South Africans must save up to seventeen thousand rand monthly to ensure comfortable retirement as savings rates plunge

South Africans need to save between R2,425 and R17,158 monthly for retirement. Learn how age and tax strategies impact your final pension.

By: AXL Media

Published: Mar 2, 2026, 9:19 AM EST

Source: The information in this article was sourced from BusinessTech

South Africans must save up to seventeen thousand rand monthly to ensure comfortable retirement as savings rates plunge - article image
South Africans must save up to seventeen thousand rand monthly to ensure comfortable retirement as savings rates plunge - article image

Current State of South African Retirement

The financial landscape for South Africa’s aging workforce has reached a critical juncture, with recent data indicating a significant shortfall in retirement readiness. The 10X Retirement Reality Report suggests that a mere 6% of the population is currently on a path to a comfortable retirement. This crisis is exacerbated by a declining household saving rate, which fell to -1.20% in the third quarter of 2025. A negative rate signifies that households are actively depleting assets or increasing debt to fund daily consumption, leaving little room for long-term investment.

The Impact of Entry Age on Contributions

The age at which an individual begins their retirement journey remains the single most influential factor in determining their monthly financial obligation.
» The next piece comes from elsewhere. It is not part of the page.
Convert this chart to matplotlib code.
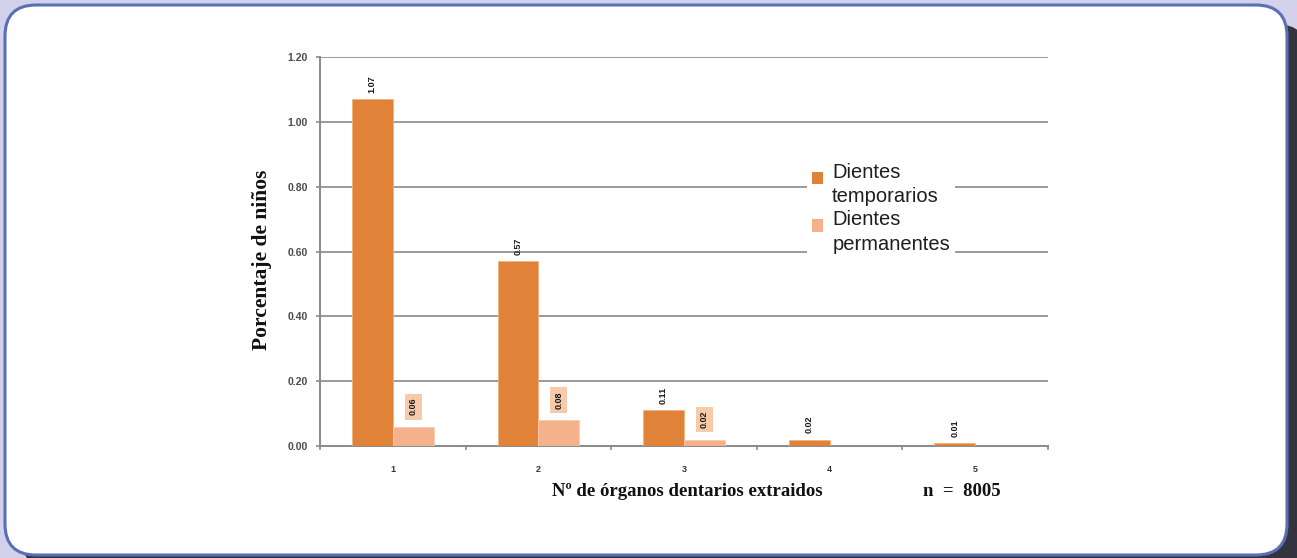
import numpy as np
import matplotlib
matplotlib.use("Agg")
import matplotlib.pyplot as plt
from matplotlib.patches import FancyBboxPatch, Patch

# Data
categories = ["1", "2", "3", "4", "5"]
temporarios = [1.07, 0.57, 0.11, 0.02, 0.01]
permanentes = [0.06, 0.08, 0.02, 0.0, 0.0]
temp_labels = ["1.07", "0.57", "0.11", "0.02", "0.01"]
perm_labels = ["0.06", "0.08", "0.02", "", ""]
y_ticks = [0.0, 0.2, 0.4, 0.6, 0.8, 1.0, 1.2]

W, H = 1297, 558
fig = plt.figure(figsize=(W / 100, H / 100), dpi=100)
fig.patch.set_facecolor("#d2d2ea")

# Card shadow and rounded white card
shadow = FancyBboxPatch((20 / W, -10 / H), (W - 8) / W, (H - 14) / H,
                        boxstyle="round,pad=0,rounding_size=0.026",
                        transform=fig.transFigure, facecolor="#34343e",
                        edgecolor="none", mutation_aspect=W / H, zorder=-3)
fig.patches.append(shadow)
card = FancyBboxPatch((5 / W, 3 / H), 1282 / W, 550 / H,
                      boxstyle="round,pad=0,rounding_size=0.024",
                      transform=fig.transFigure, facecolor="white",
                      edgecolor="#5b6fb6", linewidth=2.2,
                      mutation_aspect=W / H, zorder=-2)
fig.patches.append(card)

# Plot area
ax_left, ax_right = 320 / W, 1048 / W
ax_bottom, ax_top = (H - 446) / H, (H - 57) / H
ax = fig.add_axes([ax_left, ax_bottom, ax_right - ax_left, ax_top - ax_bottom])
ax.set_facecolor("none")

x = np.arange(len(categories))
bw = 0.28
c_temp = "#e08338"
c_perm = "#f4b18b"

ax.bar(x - bw / 2, temporarios, bw, color=c_temp, edgecolor="#f3b27a",
       linewidth=0.6, zorder=3)
ax.bar(x + bw / 2, permanentes, bw, color=c_perm, edgecolor="#f8cdb0",
       linewidth=0.6, zorder=3)

ax.set_xlim(-0.5, len(categories) - 0.5)
ax.set_ylim(0, 1.2)
ax.set_yticks(y_ticks)
ax.set_yticklabels([f"{v:.2f}" for v in y_ticks])
ax.set_xticks(x)
ax.set_xticklabels(categories)
ax.set_xticks(np.arange(len(categories) + 1) - 0.5, minor=True)

ax.grid(axis="y", color="#9a9a9a", linewidth=1.4, zorder=0)
for s in ["top", "right"]:
    ax.spines[s].set_visible(False)
for s in ["left", "bottom"]:
    ax.spines[s].set_color("#8a8a8a")
    ax.spines[s].set_linewidth(1.4)

ax.tick_params(axis="y", length=3, width=1.2, color="#8a8a8a", pad=6,
               labelsize=7.5, labelcolor="#4a4a4a")
ax.tick_params(axis="x", which="major", length=0, pad=14,
               labelsize=6.5, labelcolor="#333333")
ax.tick_params(axis="x", which="minor", length=3, width=1.2, color="#8a8a8a")
for lab in ax.get_yticklabels() + ax.get_xticklabels():
    lab.set_fontweight("bold")
    lab.set_family("Liberation Sans")

# Value labels above bars
for xi, v, t in zip(x, temporarios, temp_labels):
    ax.annotate(t, (xi - bw / 2, v), xytext=(0, 4.5), textcoords="offset points",
                rotation=90, ha="center", va="bottom", fontsize=6.5,
                fontweight="bold", family="Liberation Sans", color="#1a1a1a",
                zorder=5)
for xi, v, t in zip(x, permanentes, perm_labels):
    if not t:
        continue
    ax.annotate(t, (xi + bw / 2, v), xytext=(0, 8), textcoords="offset points",
                rotation=90, ha="center", va="bottom", fontsize=6.5,
                fontweight="bold", family="Liberation Sans", color="#1a1a1a",
                bbox=dict(boxstyle="square,pad=0.45", facecolor="#f7cba9",
                          edgecolor="none"), zorder=5)

# Axis titles
fig.text(262 / W, 1 - 260 / H, "Porcentaje de niños", rotation=90,
         ha="center", va="center", fontsize=15.5, fontweight="bold",
         family="Liberation Serif", color="#111111")
fig.text(687 / W, 1 - 492 / H, "Nº de órganos dentarios extraidos",
         ha="center", va="center", fontsize=13.5, fontweight="bold",
         family="Liberation Serif", color="#111111")
fig.text(962 / W, 1 - 492 / H, "n  =  8005",
         ha="center", va="center", fontsize=13.5, fontweight="bold",
         family="Liberation Serif", color="#111111")

# Legend
handles = [Patch(facecolor=c_temp, edgecolor="none"),
           Patch(facecolor=c_perm, edgecolor="none")]
leg = ax.legend(handles, ["Dientes\ntemporarios", "Dientes\npermanentes"],
                loc="upper left", bbox_to_anchor=(797 / W, 1 - 148 / H),
                bbox_transform=fig.transFigure, frameon=True, fancybox=False,
                handlelength=0.55, handleheight=0.55, handletextpad=0.45,
                labelspacing=0.2, borderpad=0.25,
                prop={"family": "Liberation Sans", "size": 14.5})
leg.get_frame().set_facecolor("white")
leg.get_frame().set_edgecolor("none")
leg.get_frame().set_alpha(1)
for t in leg.get_texts():
    t.set_color("#1e1e1e")
    t.set_linespacing(1.35)
for h in leg.legend_handles:
    h.set_y(h.get_y() + 5)

fig.savefig("out.png", dpi=100, facecolor=fig.get_facecolor())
Based on an average non-agricultural salary of R29,490, a worker aiming for full income replacement at age 65 faces starkly different requirements depending on their starting point. Using a 5% annual contribution increase strategy, a 25-year-old must save roughly R5,500 monthly. This figure escalates to over R9,200 for those starting at 35 and jumps to approximately R17,158 for those who wait until age 45.

Strategic Savings Escalation

Financial advisors are increasingly advocating for aggressive annual increases in contributions to lower the initial barrier to entry for younger workers. By committing to a 10% annual increase in savings rather than 5%, the immediate monthly burden is halved. Under this model, a 25-year-old can begin their retirement plan with a monthly contribution of just R2,425. This "hack" leverages the natural progression of a professional career, where promotions and salary hikes can absorb the steeper costs that accumulate in later years without impacting the individual's current quality of life.